What is being asked:
All the data must come back unchanged, except that pictures are left out.

Data extract:
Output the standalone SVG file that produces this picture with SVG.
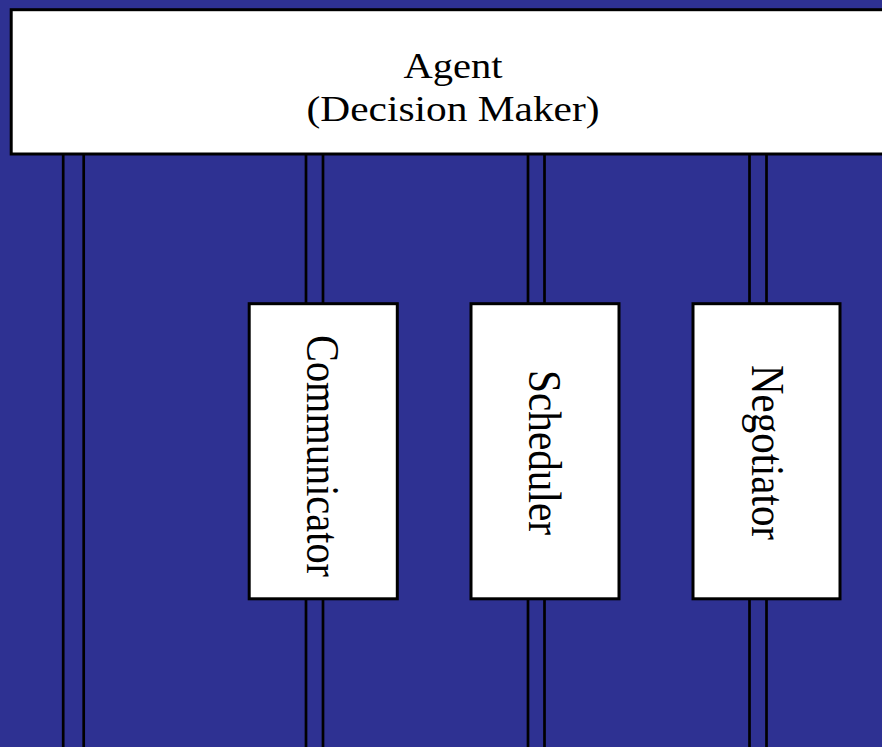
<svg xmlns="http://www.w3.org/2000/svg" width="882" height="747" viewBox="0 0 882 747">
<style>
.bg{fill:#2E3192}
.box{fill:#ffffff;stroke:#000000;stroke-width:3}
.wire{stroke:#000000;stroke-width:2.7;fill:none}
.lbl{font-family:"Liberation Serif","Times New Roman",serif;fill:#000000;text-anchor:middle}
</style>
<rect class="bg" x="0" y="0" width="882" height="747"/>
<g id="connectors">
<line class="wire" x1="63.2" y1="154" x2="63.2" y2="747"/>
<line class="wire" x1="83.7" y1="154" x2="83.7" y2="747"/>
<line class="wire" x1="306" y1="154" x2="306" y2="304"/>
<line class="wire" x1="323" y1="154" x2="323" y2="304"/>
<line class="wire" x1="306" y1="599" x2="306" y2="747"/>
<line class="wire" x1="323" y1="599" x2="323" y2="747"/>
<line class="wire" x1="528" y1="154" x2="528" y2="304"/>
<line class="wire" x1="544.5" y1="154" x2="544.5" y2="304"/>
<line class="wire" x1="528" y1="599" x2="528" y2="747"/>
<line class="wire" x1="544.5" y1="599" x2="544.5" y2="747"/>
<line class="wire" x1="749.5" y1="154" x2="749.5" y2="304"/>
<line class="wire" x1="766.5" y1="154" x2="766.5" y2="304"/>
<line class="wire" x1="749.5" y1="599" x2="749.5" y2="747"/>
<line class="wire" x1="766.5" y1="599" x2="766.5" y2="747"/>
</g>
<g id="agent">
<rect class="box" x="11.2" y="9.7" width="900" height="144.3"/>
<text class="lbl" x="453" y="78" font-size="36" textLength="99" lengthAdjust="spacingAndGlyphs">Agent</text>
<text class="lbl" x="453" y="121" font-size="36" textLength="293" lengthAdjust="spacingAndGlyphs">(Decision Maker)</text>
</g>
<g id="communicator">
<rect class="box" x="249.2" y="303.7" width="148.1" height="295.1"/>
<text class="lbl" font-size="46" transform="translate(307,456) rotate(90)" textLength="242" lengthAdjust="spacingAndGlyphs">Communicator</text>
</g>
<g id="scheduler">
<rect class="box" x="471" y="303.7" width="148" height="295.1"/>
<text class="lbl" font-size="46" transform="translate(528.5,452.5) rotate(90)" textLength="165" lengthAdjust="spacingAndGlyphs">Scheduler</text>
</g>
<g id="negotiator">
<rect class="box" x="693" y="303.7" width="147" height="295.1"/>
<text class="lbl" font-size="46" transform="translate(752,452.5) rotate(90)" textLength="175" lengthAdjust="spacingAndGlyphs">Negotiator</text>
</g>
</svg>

Response to the exercise:
Output the standalone SVG file that produces this picture with SVG.
<svg xmlns="http://www.w3.org/2000/svg" width="882" height="747" viewBox="0 0 882 747">
<style>
.bg{fill:#2E3192}
.box{fill:#ffffff;stroke:#000000;stroke-width:3}
.wire{stroke:#000000;stroke-width:2.7;fill:none}
.lbl{font-family:"Liberation Serif","Times New Roman",serif;fill:#000000;text-anchor:middle}
</style>
<rect class="bg" x="0" y="0" width="882" height="747"/>
<g id="connectors">
<line class="wire" x1="63.2" y1="154" x2="63.2" y2="747"/>
<line class="wire" x1="83.7" y1="154" x2="83.7" y2="747"/>
<line class="wire" x1="306" y1="154" x2="306" y2="304"/>
<line class="wire" x1="323" y1="154" x2="323" y2="304"/>
<line class="wire" x1="306" y1="599" x2="306" y2="747"/>
<line class="wire" x1="323" y1="599" x2="323" y2="747"/>
<line class="wire" x1="528" y1="154" x2="528" y2="304"/>
<line class="wire" x1="544.5" y1="154" x2="544.5" y2="304"/>
<line class="wire" x1="528" y1="599" x2="528" y2="747"/>
<line class="wire" x1="544.5" y1="599" x2="544.5" y2="747"/>
<line class="wire" x1="749.5" y1="154" x2="749.5" y2="304"/>
<line class="wire" x1="766.5" y1="154" x2="766.5" y2="304"/>
<line class="wire" x1="749.5" y1="599" x2="749.5" y2="747"/>
<line class="wire" x1="766.5" y1="599" x2="766.5" y2="747"/>
</g>
<g id="agent">
<rect class="box" x="11.2" y="9.7" width="900" height="144.3"/>
<text class="lbl" x="453" y="78" font-size="36" textLength="99" lengthAdjust="spacingAndGlyphs">Agent</text>
<text class="lbl" x="453" y="121" font-size="36" textLength="293" lengthAdjust="spacingAndGlyphs">(Decision Maker)</text>
</g>
<g id="communicator">
<rect class="box" x="249.2" y="303.7" width="148.1" height="295.1"/>
<text class="lbl" font-size="46" transform="translate(307,456) rotate(90)" textLength="242" lengthAdjust="spacingAndGlyphs">Communicator</text>
</g>
<g id="scheduler">
<rect class="box" x="471" y="303.7" width="148" height="295.1"/>
<text class="lbl" font-size="46" transform="translate(528.5,452.5) rotate(90)" textLength="165" lengthAdjust="spacingAndGlyphs">Scheduler</text>
</g>
<g id="negotiator">
<rect class="box" x="693" y="303.7" width="147" height="295.1"/>
<text class="lbl" font-size="46" transform="translate(752,452.5) rotate(90)" textLength="175" lengthAdjust="spacingAndGlyphs">Negotiator</text>
</g>
</svg>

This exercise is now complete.